Treatment for Rotator Cuff Tendonitis

Treatment for Rotator Cuff Tendonitis

February 26, 2014

What Is It?

A common condition and one of the chief causes of shoulder pain, rotator cuff tendinitis refers to inflammation of the tendons in the shoulder. The shoulder is a very complex ball and socket joint, where the ball of the upper arm fits into the socket of the shoulder, with the collarbone in front and the shoulder blade behind. The rotator cuff refers to four different muscles and their associated tendons that form a cap over the ball of the shoulder, holding it in place while permitting a great range of motion. When these tendons suffer inflammation, it is referred to as rotator cuff tendinitis.

What Are The Major Symptoms?

  • Changing the position of the arm is painful, such as lifting it over your head or returning it to a lowered position.
  • The shoulder will be stiff and sore, with minor swelling.
  • The pain is usually not very severe, and in the early stages of such an injury people often ignore it and continue to use their arm normally, worsening the condition.

Regardless of the symptoms, the exact cause of shoulder pain can be complex to diagnose and should be left to a medical doctor.

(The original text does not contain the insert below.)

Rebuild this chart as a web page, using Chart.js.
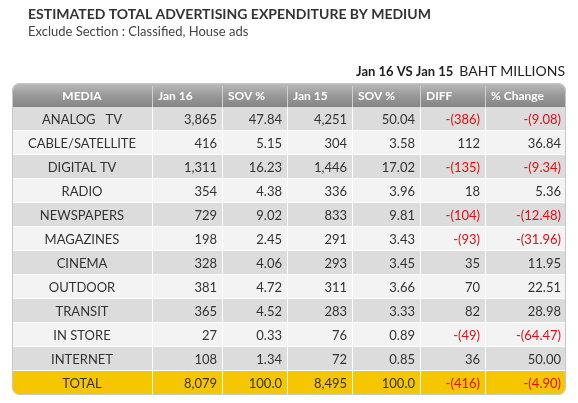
<!DOCTYPE html>
<html><head><meta charset="utf-8">
<script src="https://cdn.jsdelivr.net/npm/chart.js@4"></script>
<style>html,body{margin:0;padding:0;background:#fff}#w{width:578px;height:403px}</style>
</head><body><div id="w"><canvas id="c"></canvas></div>
<script>
const headers = ['MEDIA','Jan 16','SOV %','Jan 15','SOV %','DIFF','% Change'];
const media = ['ANALOG   TV','CABLE/SATELLITE','DIGITAL TV','RADIO','NEWSPAPERS','MAGAZINES','CINEMA','OUTDOOR','TRANSIT','IN STORE','INTERNET','TOTAL'];
const jan16 = ['3,865','416','1,311','354','729','198','328','381','365','27','108','8,079'];
const sov16 = ['47.84','5.15','16.23','4.38','9.02','2.45','4.06','4.72','4.52','0.33','1.34','100.0'];
const jan15 = ['4,251','304','1,446','336','833','291','293','311','283','76','72','8,495'];
const sov15 = ['50.04','3.58','17.02','3.96','9.81','3.43','3.45','3.66','3.33','0.89','0.85','100.0'];
const diff = ['-(386)','112','-(135)','18','-(104)','-(93)','35','70','82','-(49)','36','-(416)'];
const pct = ['-(9.08)','36.84','-(9.34)','5.36','-(12.48)','-(31.96)','11.95','22.51','28.98','-(64.47)','50.00','-(4.90)'];

const colW = [140,70,65,65,68,65,81];
const rowLabels = ['hdr'].concat(media);
const FONT = 'Lato, "Open Sans", sans-serif';

const tablePlugin = {
  id:'table',
  afterDraw(chart){
    const ctx = chart.ctx, xs = chart.scales.x, ys = chart.scales.y;
    const n = rowLabels.length, rh = (ys.bottom-ys.top)/n;
    const edges=[0]; colW.forEach(w=>edges.push(edges[edges.length-1]+w));
    const ex = edges.map(v=>xs.getPixelForValue(v));
    const cols=[media,jan16,sov16,jan15,sov15,diff,pct];
    ctx.save();
    // titles
    ctx.fillStyle='#333'; ctx.textBaseline='alphabetic'; ctx.textAlign='left';
    ctx.font='bold 14px '+FONT; ctx.fillText('ESTIMATED TOTAL ADVERTISING EXPENDITURE BY MEDIUM',28,19);
    ctx.font='13px '+FONT; ctx.fillStyle='#444'; ctx.fillText('Exclude Section : Classified, House ads',28,36);
    ctx.textAlign='right'; ctx.font='14px '+FONT; ctx.fillStyle='#222';
    const unit='BAHT MILLIONS'; ctx.fillText(unit,565,76);
    const uw=ctx.measureText(unit).width;
    ctx.font='bold 13px '+FONT; ctx.fillText('Jan 16 VS Jan 15',565-uw-6,76);
    // header
    const hy0 = ys.getPixelForValue(0)-rh/2;
    const g=ctx.createLinearGradient(0,hy0,0,hy0+rh);
    g.addColorStop(0,'#bdbdbd'); g.addColorStop(0.5,'#9a9a9a'); g.addColorStop(1,'#858585');
    ctx.fillStyle=g; ctx.beginPath(); ctx.roundRect(ex[0],hy0,ex[7]-ex[0],rh,[8,8,0,0]); ctx.fill();
    ctx.font='bold 12px '+FONT; ctx.fillStyle='#fff'; ctx.textBaseline='middle';
    headers.forEach((h,i)=>{
      if(i==0){ctx.textAlign='center'; ctx.fillText(h,(ex[0]+ex[1])/2,hy0+rh/2+1);}
      else {ctx.textAlign='left'; ctx.fillText(h,ex[i]+6,hy0+rh/2+1);}
      if(i>0){ctx.strokeStyle='#d0d0d0'; ctx.lineWidth=1; ctx.beginPath(); ctx.moveTo(ex[i]+0.5,hy0+3); ctx.lineTo(ex[i]+0.5,hy0+rh); ctx.stroke();}
    });
    // rows
    for(let r=0;r<media.length;r++){
      const y0=ys.getPixelForValue(r+1)-rh/2;
      const total = r===media.length-1;
      if(total){ctx.fillStyle='#f6c600'; ctx.beginPath(); ctx.roundRect(ex[0],y0,ex[7]-ex[0],rh,[0,0,8,8]); ctx.fill();}
      else {ctx.fillStyle = r%2===0 ? '#dcdcdc' : '#f3f3f3'; ctx.fillRect(ex[0],y0,ex[7]-ex[0],rh);}
      ctx.strokeStyle='#ffffff'; ctx.lineWidth=1;
      for(let i=1;i<7;i++){ctx.beginPath(); ctx.moveTo(ex[i]+0.5,y0); ctx.lineTo(ex[i]+0.5,y0+rh); ctx.stroke();}
      if(!total){ctx.beginPath(); ctx.moveTo(ex[0],y0+rh-0.5); ctx.lineTo(ex[7],y0+rh-0.5); ctx.stroke();}
      ctx.font='13px '+FONT;
      cols.forEach((c,i)=>{
        const v=c[r];
        ctx.fillStyle = (i>=5 && v.startsWith('-')) ? '#e01010' : '#333';
        if(i==0){ctx.textAlign='center'; ctx.fillText(v,(ex[0]+ex[1])/2,y0+rh/2+1);}
        else {ctx.textAlign='right'; ctx.fillText(v,ex[i+1]-5,y0+rh/2+1);}
      });
    }
    ctx.strokeStyle='#c8c8c8'; ctx.lineWidth=1; ctx.beginPath();
    ctx.roundRect(ex[0]+0.5,hy0+0.5,ex[7]-ex[0]-1,ys.bottom-hy0-1,8); ctx.stroke();
    ctx.restore();
  }
};

new Chart(document.getElementById('c'),{
  type:'bar',
  data:{labels:rowLabels,datasets:[{data:[],backgroundColor:'transparent'}]},
  options:{
    responsive:true,maintainAspectRatio:false,animation:false,indexAxis:'y',
    layout:{padding:{left:12,right:12,top:83,bottom:8}},
    plugins:{legend:{display:false},tooltip:{enabled:false}},
    scales:{
      x:{type:'linear',min:0,max:colW.reduce((a,b)=>a+b,0),display:false},
      y:{type:'category',offset:true,display:false,grid:{display:false}}
    }
  },
  plugins:[tablePlugin]
});
</script></body></html>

Once you know your diagnosis, effective treatment can begin.

What Causes Rotator Cuff Tendinitis?

Because of how complex the shoulder joint is and how frequently it is used, it is relatively easy to damage the rotator cuff. Young athletes who use their arms frequently, and especially perform large motions or lift their arms over their heads (such as swimmer and tennis players) are particularly susceptible, as are people who approach middle age.

What Are The Treatment Options?

Activity modification (especially avoiding overhead activities) and rest are frequently recommended, as are over-the-counter anti-inflammatory drugs to reduce pain and swelling. Exercise therapy is a mainstay. It helps restore a normal range of motion to the shoulder, stretching and strengthening muscles and tendons that have become inflamed. Occasionally rotator cuff inflammation can actually be the result of a rotator cuff tear. A doctor should evaluate this possibility, as surgery may be required.